WOLFSBURG, Germany -- Volkswagen's supervisory board will meet on Monday to discuss Porsche's 18.5 percent VW stake buy in a "German solution" to guard Europe's biggest carmaker from takeover.
VW Chairman Ferdinand Piech's control over the board appeared stronger after comments from one of his reported opponents signalling there would be no attempt at Monday's meeting to oust him on grounds of conflict of interest.
In the days leading up to the board meeting Piech has come under fire because he is both part-owner of Porsche -- the car maker founded by his grandfather -- and Porsche Holding, an importer that does business with Volkswagen.
There had been media reports of a coup to replace him as chairman with VW and Siemens board member Heinrich von Pierer.
Lower Saxony Premier Christian Wulff, one of the state's two members on the board, told reporters before the meeting that no formal action would be taken against Piech.
"I do not expect any vote," Wulff said in Wolfsburg, when asked whether the board would vote on staff or other issues.
Piech's position at Volkswagen has already been weakened over the summer by the resignation under a cloud of Peter Hartz, one of the few remaining management board members to have served under Piech.

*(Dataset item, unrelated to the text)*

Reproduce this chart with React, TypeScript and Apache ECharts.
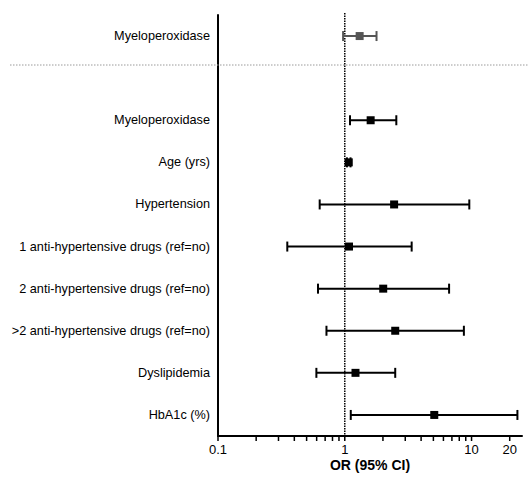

Hartz is under investigation for possible misappropriation of company funds to win favor with worker leaders.
Porsche is in the process of building an 18.5 percent stake in the German carmaker, which it described as a defensive move to ensure stable ties with a company that supplies parts for almost a third of the cars Porsche makes.
Piech has played down any attempts to unseat him and told German magazine Der Spiegel over the weekend that he planned to stay on as board chairman until 2007, when his term expires.
Not only does his vote count twice as chairman, but all 10 supervisory board members that represent the interests of VW employees are expected to back Piech, giving him majority control of the board in any power struggle.
"The employees' side has absolutely no cause to support a coup," Juergen Peters, VW deputy chairman and the head of trade union IG Metall, told Reuters last week. "We're not interested."
Juergen Kurz, a spokesman with the German shareholder rights group DSW, said he did not believe that he had favored Porsche at VW's expense.
"This conflict of interest is not optimal under corporate governance standpoints, but it is not new and nor is it necessary for him to resign as chairman," Kurz said.
"What's critical is that he represents the interest of all shareholders and not just one and that should a conflict of interest emerge, Piech would reveal this and act then in a neutral manner," he continued.